The Shadowgraph by James Cihlar (University of New Mexico Press)

The Shadowgraph by James Cihlar (University of New Mexico Press)

 

The Shadowgraph offers graceful and intelligent meditations on the vagaries of memory, film, family history, and emerging gender, sexual, and personal identity. Deftly weaving Hollywood glamour with recollections of his own past, Cihlar explores the way memory and film work to reconstruct (or recreate) our lived and imagined events. This is a very fine, technically dexterous, moving collection of poems.”
— Kevin Prufer, author of How He Loved Them

In The Shadowgraph James Cihlar explores the ways images, performances, and memories shape and inform LGBTQ+ identity. Golden-age Hollywood cinema—in particular the career of fiercely independent actress Barbara Stanwyck—provides the screen on which Cihlar projects characters and stories bravely, even defiantly, performed. Cihlar’s commentary on individual films—as well as on human experience and desire—is intense, smart, and right on target.

 

“In the tradition of books exploring American life through film, the cruelties of family life, and the experience of being gay in contemporary culture, The Shadowgraph is a glorious collection of poems! Cihlar arrives in full voice that simply stands larger and fresher with each poem. Each one is satisfying, original, and honest.” — Jonis Agee, author of The River Wife: A Novel

REVIEWS

The Stanwyck Mystique” (pdf), The Gay & Lesbian Review Worldwide, by Claude Peck

 

“These poems have chunks of John Ashbery-like inscrutability and pinches of the movie-crazed Frank O’Hara. . . .The second half of the book consists of poems under titles of movies starring Stanwyck. Wonderfully witty as viewing companions, they function on other levels, too. . . . Employing first-, second-, and third-person pronouns, Cihlar twines intriguingly into and out of movies, probing them for pathos and comedy, opposites and doubles.

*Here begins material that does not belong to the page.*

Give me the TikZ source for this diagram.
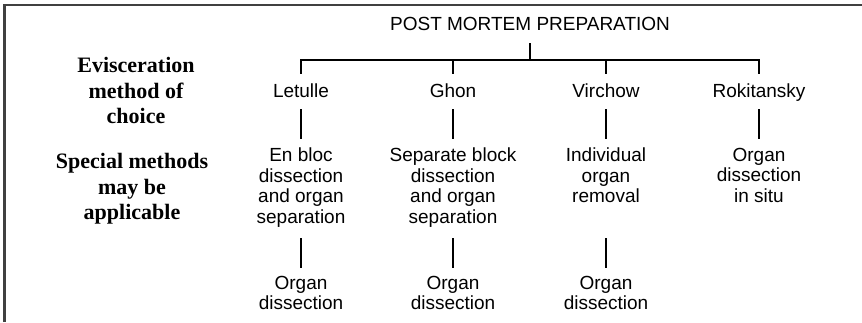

Cihlar convinces us that we want our screen idols to bestow us with emotional takeaways, however fleeting or mysterious. . . . It’s fun when Cihlar unleashes his unguarded fanboy, as in ‘The Furies’: ‘When Stanwyck casts aside pearls/ for diamonds, it changes the air/ in the theater. When she rides her horse/ to the squatter’s fort/ and warns her Mexican lover/ she wrings the neck of eloquence.’ Pop culture meets pathos in The Shadowgraph, a stirring paean to movie idols who flicker across the screen and sometimes show up in the mirror.”